Eloge de Claude Chabrol sur Sylvain MADIGAN

Eloge de Claude Chabrol sur Sylvain MADIGAN

 

Sylvain Madigan par Claude Chabrol
La dérisoire question : film d’auteur ou pas, cesse de se poser dès qu’un auteur de film apparaît. C’est le cas de Sylvain Madigan et de Sale Destin. Quel spectateur irait s’interroger sur l’identité du responsable en recevant sur la rétine cet univers implacable et dérisoire, ces personnages abominables et jubilatoires ?La vision du monde et le ton sont vraiment les deux clefs principales du bonheur cinématographique. Car ils impliquent tout le reste : la clarté du récit, la précision du style, l’efficacité du jeu. On trouve tout cela dans Sale Destin : la multiplicité des personnages et des chemins qu’ils parcourent n’altère jamais la limpidité de la narration et la cruauté du propos est métamorphosée, mais jamais contredite par l’intense gaîté du dialogue. Quant aux comédiens, ils donnent cette impression complexe de rigueur et de liberté qui procure tant de bonheur au spectateur.

J’ai éprouvé une grande joie à jouer un tout petit rôle dans cette galerie de portraits. D’abord flatté d’avoir été sollicité par Sylvain Madigan, que je ne connaissais ni des lèvres, ni des dents, j’en suis maintenant quasiment fier. Car participer si peu que ce soit à la naissance d’un véritable auteur de film, d’un véritable cinéaste, disons le mot, est une satisfaction rare, une jouissance même, pour un jeune croûton de la New Wave.

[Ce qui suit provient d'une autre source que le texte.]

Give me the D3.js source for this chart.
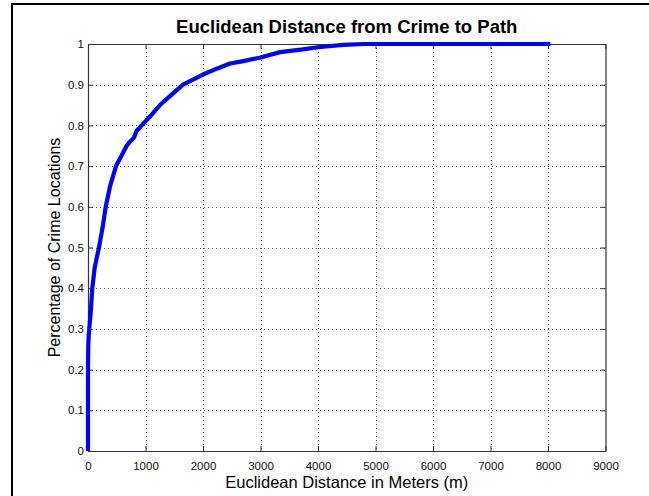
<!DOCTYPE html>
<html><head><meta charset="utf-8">
<script src="https://cdn.jsdelivr.net/npm/d3@7"></script>
<style>
html,body{margin:0;padding:0;background:#fff;}
svg{display:block;font-family:Arial,"Liberation Sans",Helvetica,sans-serif;}
</style></head>
<body>
<svg id="chart" width="649" height="496"></svg>
<script>
const titleText = "Euclidean Distance from Crime to Path";
const xLabel = "Euclidean Distance in Meters (m)";
const yLabel = "Percentage of Crime Locations";
const xTicks = [0,1000,2000,3000,4000,5000,6000,7000,8000,9000];
const yTicks = [0,0.1,0.2,0.3,0.4,0.5,0.6,0.7,0.8,0.9,1];
const distance = [0,0,5,15,22,52,75,116,160,191,255,308,383,487,580,673,730,800,846,900,933,1100,1252,1450,1652,2000,2250,2470,2700,3000,3340,3700,4000,4435,4800,5500,6500,8040];
const cumPct   = [0,0.2,0.26,0.29,0.3,0.35,0.4,0.45,0.48,0.5,0.55,0.6,0.65,0.7,0.725,0.75,0.76,0.77,0.787,0.795,0.8,0.825,0.85,0.875,0.9,0.925,0.94,0.952,0.958,0.967,0.98,0.986,0.992,0.998,1,1,1,1];

const svg = d3.select("#chart");
const L = 88, R = 605.5, T = 44, B = 451;
const x = d3.scaleLinear().domain([0,9000]).range([L,R]);
const y = d3.scaleLinear().domain([0,1]).range([B,T]);

// outer frame
svg.append("rect").attr("x",12).attr("y",4).attr("width",720).attr("height",600)
  .attr("fill","none").attr("stroke","#000").attr("stroke-width",2);

// grid
const g = svg.append("g");
g.selectAll("line.vg").data(xTicks.slice(1,-1)).enter().append("line")
  .attr("x1",d=>Math.round(x(d))+0.5).attr("x2",d=>Math.round(x(d))+0.5)
  .attr("y1",T).attr("y2",B).attr("stroke","#555").attr("stroke-width",1).attr("stroke-dasharray","1,3");
g.selectAll("line.hg").data(yTicks.slice(1,-1)).enter().append("line")
  .attr("y1",d=>Math.round(y(d))+0.5).attr("y2",d=>Math.round(y(d))+0.5)
  .attr("x1",L).attr("x2",R).attr("stroke","#555").attr("stroke-width",1).attr("stroke-dasharray","1,3");

// axes (ticks inward, both sides)
const fmtX = d3.format("d");
const fmtY = d => d===0||d===1 ? String(d) : d.toFixed(1);
const axB = svg.append("g").attr("transform",`translate(0,${B})`)
  .call(d3.axisBottom(x).tickValues(xTicks).tickSizeInner(-5).tickSizeOuter(0).tickPadding(11).tickFormat(fmtX));
const axT = svg.append("g").attr("transform",`translate(0,${T})`)
  .call(d3.axisTop(x).tickValues(xTicks).tickSizeInner(-5).tickSizeOuter(0).tickFormat(""));
const axL = svg.append("g").attr("transform",`translate(${L},0)`)
  .call(d3.axisLeft(y).tickValues(yTicks).tickSizeInner(-5).tickSizeOuter(0).tickPadding(8).tickFormat(fmtY));
const axRt = svg.append("g").attr("transform",`translate(${R},0)`)
  .call(d3.axisRight(y).tickValues(yTicks).tickSizeInner(-5).tickSizeOuter(0).tickFormat(""));
[axB,axT,axL,axRt].forEach(a=>{
  a.selectAll("path").attr("stroke","#333").attr("stroke-width",1.2);
  a.selectAll("line").attr("stroke","#333");
  a.selectAll("text").attr("font-size",11.5).attr("fill","#111").attr("font-family","Arial, 'Liberation Sans', sans-serif");
});
axL.selectAll("text").attr("x",-4);

// curve
svg.append("path").datum(distance.map((d,i)=>[d,cumPct[i]]))
  .attr("fill","none").attr("stroke","#0000ff").attr("stroke-width",4.2)
  .attr("stroke-linejoin","round").attr("stroke-linecap","butt")
  .attr("d", d3.line().x(d=>x(d[0])).y(d=>y(d[1])));

// title & labels
svg.append("text").attr("x",(L+R)/2).attr("y",33).attr("text-anchor","middle")
  .attr("font-size",18.5).attr("font-weight","bold").attr("fill","#000").text(titleText);
svg.append("text").attr("x",(L+R)/2).attr("y",488).attr("text-anchor","middle")
  .attr("font-size",16.5).attr("fill","#000").text(xLabel);
svg.append("text").attr("transform",`translate(60,${(T+B)/2}) rotate(-90)`).attr("text-anchor","middle")
  .attr("font-size",16).attr("fill","#000").text(yLabel);
</script>
</body></html>
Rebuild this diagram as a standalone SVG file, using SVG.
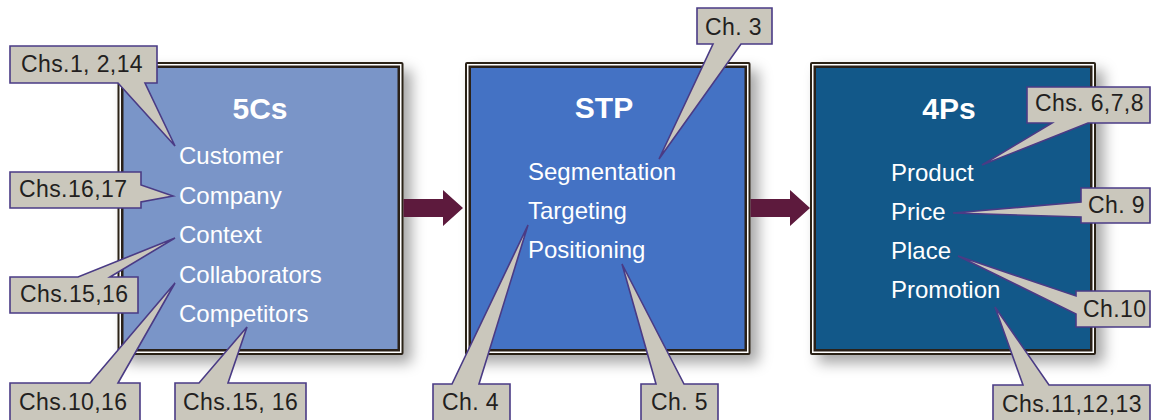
<svg xmlns="http://www.w3.org/2000/svg" width="1153" height="420" viewBox="0 0 1153 420">
  <style>
    .frame { fill: #2a2119; }
    .gap { fill: #ffffff; }
    .title { font-family: "Liberation Sans", Arial, sans-serif; font-weight: bold; font-size: 30px; fill: #ffffff; text-anchor: middle; }
    .item { font-family: "Liberation Sans", Arial, sans-serif; font-size: 24px; fill: #ffffff; }
    .callout { fill: #cac7bc; stroke: #4a3b85; stroke-width: 1.6; stroke-linejoin: miter; }
    .ctext { font-family: "Liberation Sans", Arial, sans-serif; font-size: 23px; fill: #231f20; letter-spacing: 0.4px; }
    .arrow { fill: #5d1a3d; }
  </style>
  <defs>
    <filter id="soft" x="-10%" y="-10%" width="130%" height="130%">
      <feDropShadow dx="8" dy="8" stdDeviation="7" flood-color="#000000" flood-opacity="0.35"/>
    </filter>
  </defs>
  <rect width="1153" height="420" fill="#ffffff"/>

  <!-- 5Cs -->
  <g id="node-5cs">
    <rect class="frame" x="117.5" y="62" width="286" height="293" rx="2" filter="url(#soft)"/>
    <rect class="gap" x="119.5" y="64" width="282" height="289"/>
    <rect class="frame" x="121" y="65.5" width="279" height="286"/>
    <rect x="123.5" y="68" width="274" height="281" fill="#7a95c8"/>
    <text class="title" x="260" y="119">5Cs</text>
    <text class="item" x="179" y="164">Customer</text>
    <text class="item" x="179" y="203.5">Company</text>
    <text class="item" x="179" y="243">Context</text>
    <text class="item" x="179" y="282.5">Collaborators</text>
    <text class="item" x="179" y="322">Competitors</text>
  </g>

  <!-- STP -->
  <g id="node-stp">
    <rect class="frame" x="465" y="62" width="285.5" height="293" rx="2" filter="url(#soft)"/>
    <rect class="gap" x="467" y="64" width="281.5" height="289"/>
    <rect class="frame" x="468.5" y="65.5" width="278.5" height="286"/>
    <rect x="471" y="68" width="273.5" height="281" fill="#4472c4"/>
    <text class="title" x="604" y="118">STP</text>
    <text class="item" x="528" y="180">Segmentation</text>
    <text class="item" x="528" y="219">Targeting</text>
    <text class="item" x="528" y="258">Positioning</text>
  </g>

  <!-- 4Ps -->
  <g id="node-4ps">
    <rect class="frame" x="810" y="62" width="286" height="293" rx="2" filter="url(#soft)"/>
    <rect class="gap" x="812" y="64" width="282" height="289"/>
    <rect class="frame" x="813.5" y="65.5" width="279" height="286"/>
    <rect x="816" y="68" width="274" height="281" fill="#125889"/>
    <text class="title" x="949" y="119">4Ps</text>
    <text class="item" x="891" y="181">Product</text>
    <text class="item" x="891" y="220">Price</text>
    <text class="item" x="891" y="259">Place</text>
    <text class="item" x="891" y="298">Promotion</text>
  </g>

  <!-- flow arrows between the stages -->
  <g id="connectors">
    <path class="arrow" d="M403.5,199 H443 V190 L463,208 L443,226 V217 H403.5 Z"/>
    <path class="arrow" d="M750.5,199 H790 V190 L810,208 L790,226 V217 H750.5 Z"/>
  </g>

  <!-- chapter callouts -->
  <g id="callout-customer">
    <path class="callout" d="M10,46 H157 V83 H145 L175,146 L118,83 H10 Z"/>
    <text class="ctext" x="21" y="72">Chs.1, 2,14</text>
  </g>
  <g id="callout-company">
    <path class="callout" d="M10,172 H141 V185 L173,196 L141,202 V208 H10 Z"/>
    <text class="ctext" x="19" y="197">Chs.16,17</text>
  </g>
  <g id="callout-context">
    <path class="callout" d="M10,277 H78 L175,238 L110,277 H138 V313 H10 Z"/>
    <text class="ctext" x="20" y="302">Chs.15,16</text>
  </g>
  <g id="callout-collaborators">
    <path class="callout" d="M10,383 H90 L175,283 L118,383 H140 V425 H10 Z"/>
    <text class="ctext" x="19" y="410">Chs.10,16</text>
  </g>
  <g id="callout-competitors">
    <path class="callout" d="M175,383 H199 L247,327 L228,383 H306 V425 H175 Z"/>
    <text class="ctext" x="183" y="410">Chs.15, 16</text>
  </g>
  <g id="callout-segmentation">
    <path class="callout" d="M697,8 H772 V44 H741 L659,159 L713,44 H697 Z"/>
    <text class="ctext" x="705" y="35">Ch. 3</text>
  </g>
  <g id="callout-targeting">
    <path class="callout" d="M433,384 H452 L528,225 L479,384 H510 V425 H433 Z"/>
    <text class="ctext" x="442" y="410">Ch. 4</text>
  </g>
  <g id="callout-positioning">
    <path class="callout" d="M641,384 H656 L622,264 L684,384 H718 V425 H641 Z"/>
    <text class="ctext" x="651" y="410">Ch. 5</text>
  </g>
  <g id="callout-product">
    <path class="callout" d="M1027,87 H1150 V123 H1088 L982,165 L1052,123 H1027 Z"/>
    <text class="ctext" x="1035" y="111">Chs. 6,7,8</text>
  </g>
  <g id="callout-price">
    <path class="callout" d="M1081,188 H1150 V223 H1081 V217 L953,213 L1081,202 Z"/>
    <text class="ctext" x="1088" y="213">Ch. 9</text>
  </g>
  <g id="callout-place">
    <path class="callout" d="M1076,291 H1150 V327 H1076 V314 L958,256 L1076,296 Z"/>
    <text class="ctext" x="1083" y="317">Ch.10</text>
  </g>
  <g id="callout-promotion">
    <path class="callout" d="M993,385 H1023 L995,307 L1049,385 H1150 V425 H993 Z"/>
    <text class="ctext" x="1002" y="412">Chs.11,12,13</text>
  </g>
</svg>
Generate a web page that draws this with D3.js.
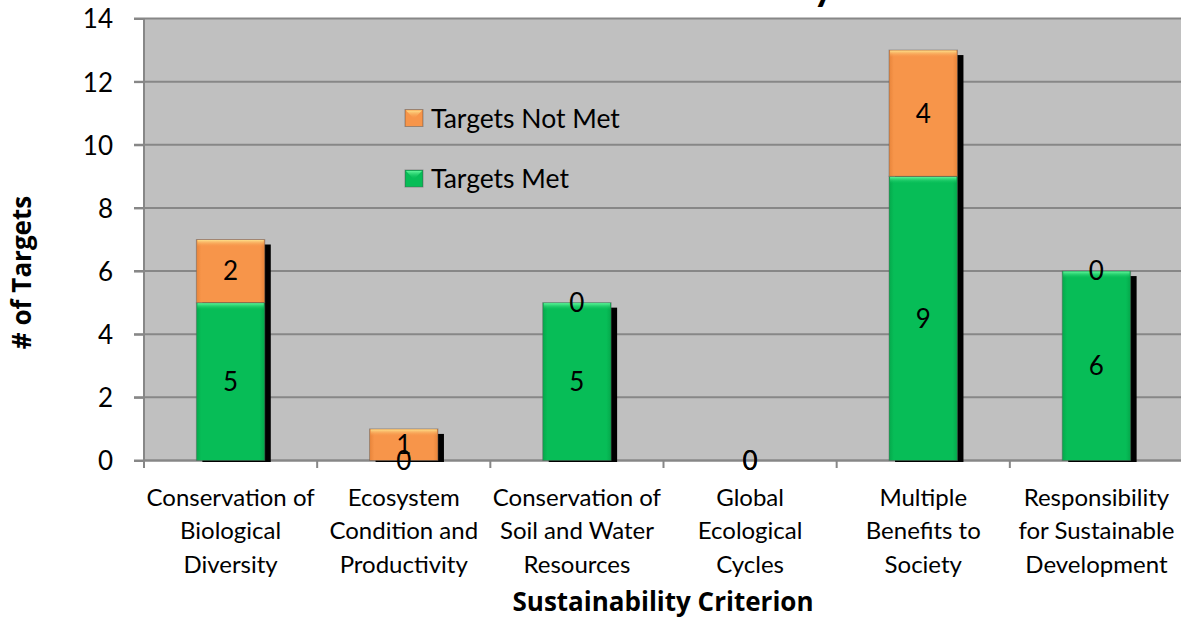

Avec Sale Destin, les autres questions oiseuses : esthétisme ou pas, littérature ou pas, réalisme ou non, intellectualisme ou démagogie restent aussi au vestiaire, car tout y est net et s’appelle par son nom : la vérité est juste, la bêtise est idiote, la violence est brutale, l’ironie est marrante, la vulgarité est sans complaisance, la compassion sans larmes. Le film est un film.